We decided to start profiling the application (despite great protestations from the vendor) during normal as well as problematic periods, at the layer where we were seeing the issues, as well as the immediately upstream and downstream layers.

What we observed was that:

  1. Under normal circumstances, the app would be spending most of it’s time in either read, write, send or recv syscalls
  2. When app was performing poorly, it would spend most of it’s time in the poll syscall. It became apparent that it was waiting on TCP sockets from app instances in the remote site (and issue was bidirectional).

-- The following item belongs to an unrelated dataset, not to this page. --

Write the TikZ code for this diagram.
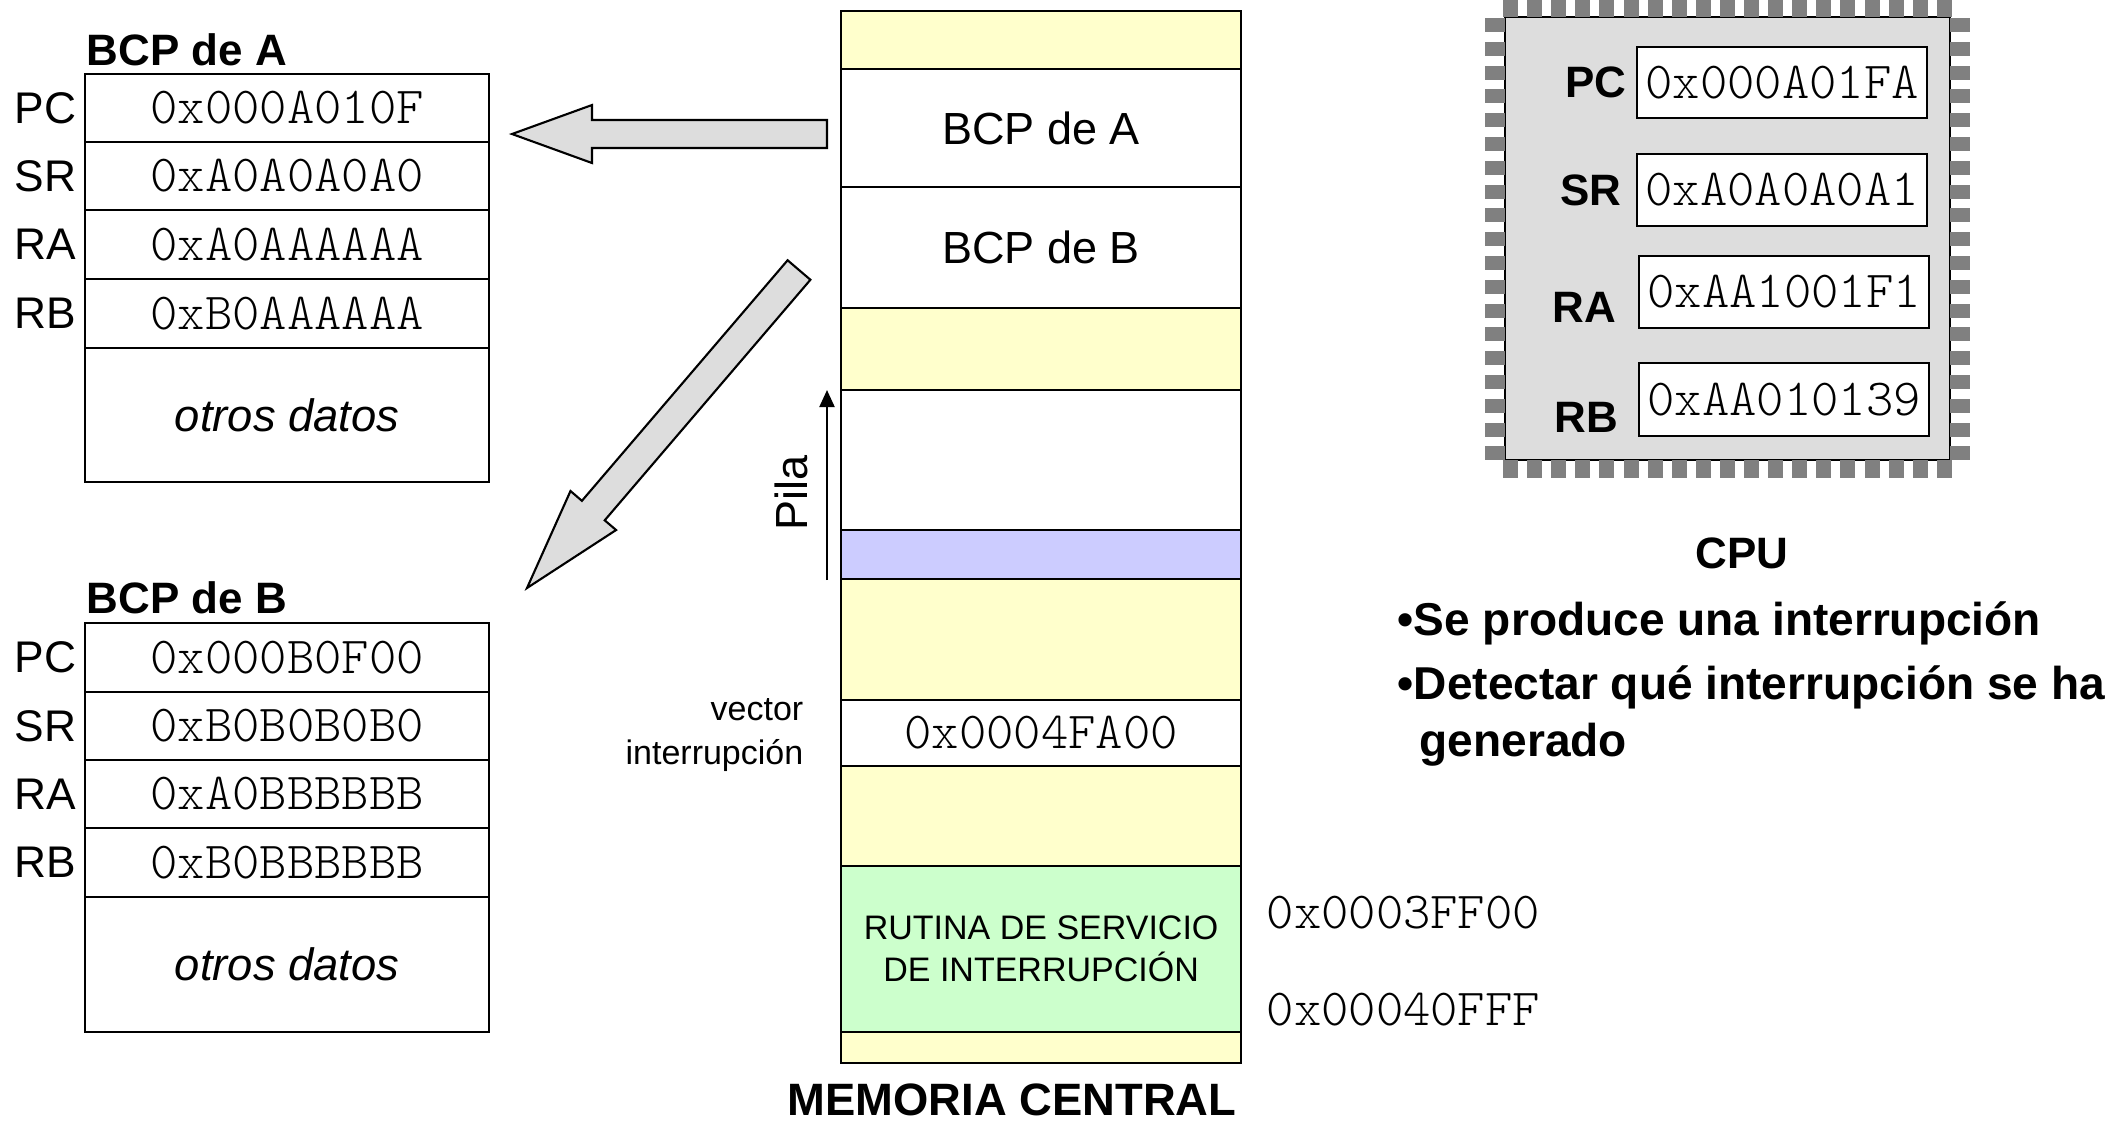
\documentclass[tikz,border=0pt]{standalone}
\usepackage{fontspec}
\setmainfont{Liberation Sans}
\newfontfamily\hexfont{lmmonolt10-regular}[Extension=.otf]
\usetikzlibrary{arrows.meta}
\definecolor{memY}{HTML}{FFFFCC}
\definecolor{memL}{HTML}{CCCCFF}
\definecolor{memG}{HTML}{CCFFCC}
\definecolor{chipG}{HTML}{DDDDDD}
\definecolor{pinG}{HTML}{808080}
\begin{document}
\begin{tikzpicture}[x=0.01cm,y=-0.01cm,
  cell/.style={draw, line width=0.6pt, inner sep=0pt, outer sep=0pt, minimum width=4.04cm, anchor=north west, fill=white},
  mem/.style={draw, line width=0.6pt, inner sep=0pt, outer sep=0pt, minimum width=4cm, anchor=north west},
  reg/.style={draw, line width=0.6pt, inner sep=0pt, outer sep=0pt, minimum width=2.9cm, anchor=north west, fill=white},
  hex/.style={font=\fontsize{14.8pt}{16pt}\selectfont\hexfont},
  lab/.style={font=\fontsize{12.6pt}{14pt}\selectfont, anchor=east, inner sep=0pt},
  blab/.style={font=\fontsize{12.5pt}{14pt}\selectfont\bfseries, anchor=base east, inner sep=0pt},
  ttl/.style={font=\fontsize{12.5pt}{14pt}\selectfont\bfseries, anchor=base west, inner sep=0pt},
  otros/.style={font=\fontsize{12.9pt}{14pt}\selectfont\itshape},
  small/.style={font=\fontsize{9.67pt}{11.95pt}\selectfont, inner sep=0pt},
  bul/.style={font=\fontsize{13.1pt}{15pt}\selectfont\bfseries, anchor=base west, inner sep=0pt},
  bigarrow/.style={fill=chipG, draw=black, line width=0.6pt, line join=miter}
]
\useasboundingbox (0,0) rectangle (2127,1120);

% ---------- BCP de A ----------
\node[ttl] (tA) at (86,65) {BCP de A};
\node[cell, hex, minimum height=0.68cm] (a1) at (85,74) {0x000A010F};
\node[cell, hex, minimum height=0.68cm] (a2) at (85,142) {0xA0A0A0A0};
\node[cell, hex, minimum height=0.69cm] (a3) at (85,210) {0xA0AAAAAA};
\node[cell, hex, minimum height=0.69cm] (a4) at (85,279) {0xB0AAAAAA};
\node[cell, otros, minimum height=1.34cm] (a5) at (85,348) {otros datos};
\node[lab] (lA1) at (77,108) {PC};
\node[lab] (lA2) at (77,176) {SR};
\node[lab] (lA3) at (77,244.5) {RA};
\node[lab] (lA4) at (77,313.5) {RB};

% ---------- BCP de B ----------
\node[ttl] (tB) at (86,613) {BCP de B};
\node[cell, hex, minimum height=0.69cm] (b1) at (85,623) {0x000B0F00};
\node[cell, hex, minimum height=0.68cm] (b2) at (85,692) {0xB0B0B0B0};
\node[cell, hex, minimum height=0.68cm] (b3) at (85,760) {0xA0BBBBBB};
\node[cell, hex, minimum height=0.69cm] (b4) at (85,828) {0xB0BBBBBB};
\node[cell, otros, minimum height=1.35cm] (b5) at (85,897) {otros datos};
\node[lab] (lB1) at (77,657.5) {PC};
\node[lab] (lB2) at (77,726) {SR};
\node[lab] (lB3) at (77,794) {RA};
\node[lab] (lB4) at (77,862.5) {RB};

% ---------- Memoria central ----------
\node[mem, fill=memY, minimum height=0.58cm] (m1) at (841,11) {};
\node[mem, fill=white, minimum height=1.18cm, font=\fontsize{12.8pt}{14pt}\selectfont] (m2) at (841,69) {BCP de A};
\node[mem, fill=white, minimum height=1.21cm, font=\fontsize{12.8pt}{14pt}\selectfont] (m3) at (841,187) {BCP de B};
\node[mem, fill=memY, minimum height=0.82cm] (m4) at (841,308) {};
\node[mem, fill=white, minimum height=1.40cm] (m5) at (841,390) {};
\node[mem, fill=memL, minimum height=0.49cm] (m6) at (841,530) {};
\node[mem, fill=memY, minimum height=1.21cm] (m7) at (841,579) {};
\node[mem, fill=white, minimum height=0.66cm, hex] (m8) at (841,700) {0x0004FA00};
\node[mem, fill=memY, minimum height=1.00cm] (m9) at (841,766) {};
\node[mem, fill=memG, minimum height=1.66cm, font=\fontsize{9.67pt}{11.95pt}\selectfont, align=center] (m10) at (841,866) {RUTINA DE SERVICIO\\DE INTERRUPCI\'ON};
\node[mem, fill=memY, minimum height=0.31cm] (m11) at (841,1032) {};
\node[font=\fontsize{12.9pt}{14pt}\selectfont\bfseries, anchor=base, inner sep=0pt] (memt) at (1012,1115) {MEMORIA CENTRAL};

\node[small, anchor=base east] (vec1) at (804,720) {vector};
\node[small, anchor=base east] (vec2) at (804,764) {interrupci\'on};

\node[hex, anchor=base west, inner sep=0pt] (ad1) at (1266,928) {0x0003FF00};
\node[hex, anchor=base west, inner sep=0pt] (ad2) at (1266,1025) {0x00040FFF};

% Pila
\node[font=\fontsize{12.8pt}{14pt}\selectfont, rotate=90, inner sep=0pt] (pila) at (791,493) {Pila};
\coordinate (pS) at (827,580);
\coordinate (pE) at (827,390);
\draw[line width=0.6pt, -{Triangle[length=0.17cm,width=0.15cm]}] (pS) -- (pE);

% ---------- big arrows ----------
\coordinate (h1) at (827,120);
\coordinate (h2) at (827,148);
\coordinate (hT) at (512,134);
\draw[bigarrow] (h1) -- (592,120) -- (592,105) -- (hT) -- (592,163) -- (592,148) -- (h2) -- cycle;
\coordinate (d1) at (787.6,260.25);
\coordinate (d2) at (810.4,279.75);
\coordinate (dT) at (527,588);
\draw[bigarrow] (d1) -- (d2) -- (604.7,520.3) -- (616.1,530) -- (dT) -- (570.5,491) -- (581.9,500.8) -- cycle;

% ---------- CPU ----------
\fill[chipG] (1505,17) rectangle (1950,460);
\draw[line width=0.6pt] (1505,17) rectangle (1950,460);
\foreach \i in {0,...,18} {
  \fill[pinG] ({1503+\i*24.1},0) rectangle ++(15,17);
  \fill[pinG] ({1503+\i*24.1},460) rectangle ++(15,18);
  \fill[pinG] (1485,{18+\i*23.8}) rectangle ++(20,14);
  \fill[pinG] (1950,{18+\i*23.8}) rectangle ++(20,14);
}
\node[reg, hex, minimum height=0.71cm] (cpc) at (1637,47) {0x000A01FA};
\node[reg, hex, minimum height=0.72cm] (csr) at (1637,154) {0xA0A0A0A1};
\node[reg, hex, minimum height=0.72cm] (cra) at (1639,256) {0xAA1001F1};
\node[reg, hex, minimum height=0.73cm] (crb) at (1639,363) {0xAA010139};
\node[blab] (lc1) at (1627,97) {PC};
\node[blab] (lc2) at (1622,205) {SR};
\node[blab] (lc3) at (1617,322) {RA};
\node[blab] (lc4) at (1619,432) {RB};
\node[font=\fontsize{12.5pt}{14pt}\selectfont\bfseries, anchor=base, inner sep=0pt] (cput) at (1742,568) {CPU};

\node[bul] (bu1) at (1397,635) {•Se produce una interrupci\'on};
\node[bul] (bu2) at (1397,699) {•Detectar qu\'e interrupci\'on se ha};
\node[bul] (bu3) at (1419,756) {generado};
\end{tikzpicture}
\end{document}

Once this bit of information was carefully vetted out and provided to the vendor, then they decided to provide us with the minimal throughput requirements – they needed a minimum of 30mbps throughput. The assumption made was that on an OC12 (bw of 622mbps), 30mbps was quite achievable.

However, it so turns out that latency plays a huge role in the actual throughput on a WAN connection! (*sarcasm alert*)

The average RTT between the two sites was 30ms. Given that the servers were running RHEL 4.6, for the default TCP send and recv buffer sizes of 64K (untuned), the 30ms RTT resulted in a max throughput of about 17mbps.

It turns out that methodologies we (*NIX admins) would use to generate some network traffic and measure “throughput” with, aren’t necessarily equipped to handle wide area networks. For example, SSH has an artificial bottleneck in it’s code, that throttles the TCP window size to a default of 64K (in the version of OpenSSH we were using at that time) – as hardcoded in the channels.h file. Initial tests were indeed baffling, since we would never cross a 22mbps throughput on the WAN. After a little research we realized that all the default TCP window sizes (for passive ftp, scp, etc) were not really tuned for high RTT connections.

Thus begun the process of tweaking the buffer sizes, and generating synthetic loads using iperf.

After we established that the default TCP buffer sizes were inadequate, we calculated buffer sizes required to provide at least a 80mbps throughput, and implemented then across the environment. The queuing stopped immediately after.